High Performance Bottom Paints
Racing sailboats and powerboats frequently use special bottom paints with Teflon to minimize hull friction. Common choices for fresh water use are Interlux VC 17m, while salt water racers use Interlux VC Offshore. These paints are generally incompatible with other paints.
The racing paints must be applied correctly in thin layers, then wet sanded with increasingly fine sandpaper, then burnished with cloth or newspaper until it shines to produce their maximum performance finish.
Bottom Paint Alternatives
Bottom paints are amazing things to boaters, but have the potential to be harmful to the waters around us. While the relative harm they cause is probably much smaller than other forms of pollution around us, the marine environment is particularly sensitive. Bottom paints contain metals and polymers which can affect the environment in negative ways, and it is helpful to learn about the alternatives before purchasing paint which could harm marine life and the environment we so much enjoy. Please visit our Anti Fouling Alternatives page to learn more, and consider your "boating footprint" when purchasing anti fouling for next season!
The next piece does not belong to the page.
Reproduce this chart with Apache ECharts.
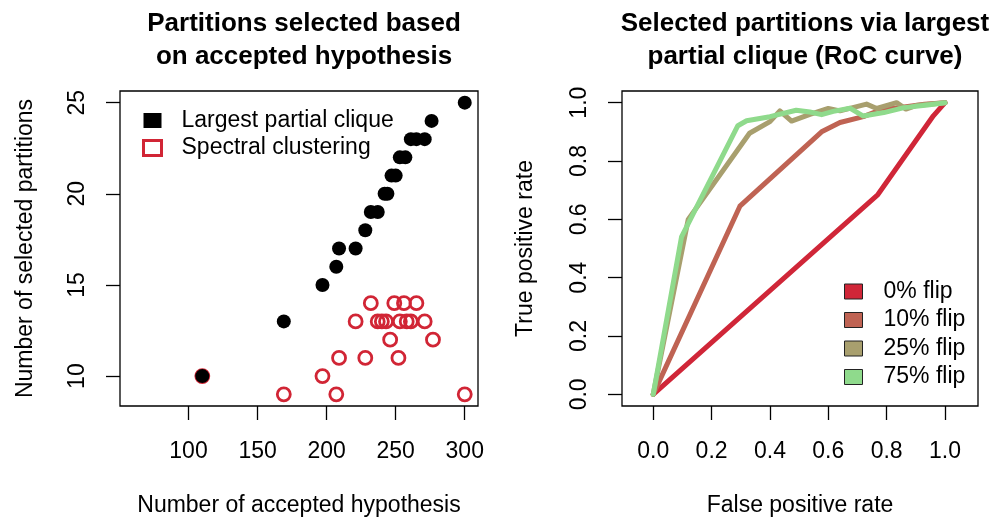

The Future of Bottom Paint
Due to stronger environmental protection laws and advancing technologies, several products are headed down the pike. While many are currently only available to large freighters, these new products will indeed affect recreational boaters in the future as production costs drop and products become more affordable to the every day boater. We will keep an eye on these products for you!
Estimating Bottom Paint Coverage Requirements
Calculate the area needing paint. For a rough estimate of the area to be painted, multiply the length of your hull (LOA) by the beam and multiply by 0.85 (LOA x B x 0.85 = Area). Then multiply the area by the number of coats you've chosen to apply. The paint manufacturers normally include coverage area on the side of the can, and often on their web site.
Apply an extra coat to leading and trailing edges, waterline, trim tabs, outdrives, keel and rudder. High turbulence in these areas tend to wear paint faster.
Always use the specified amount! Undercoating might lead to a costly mid-season haul-out!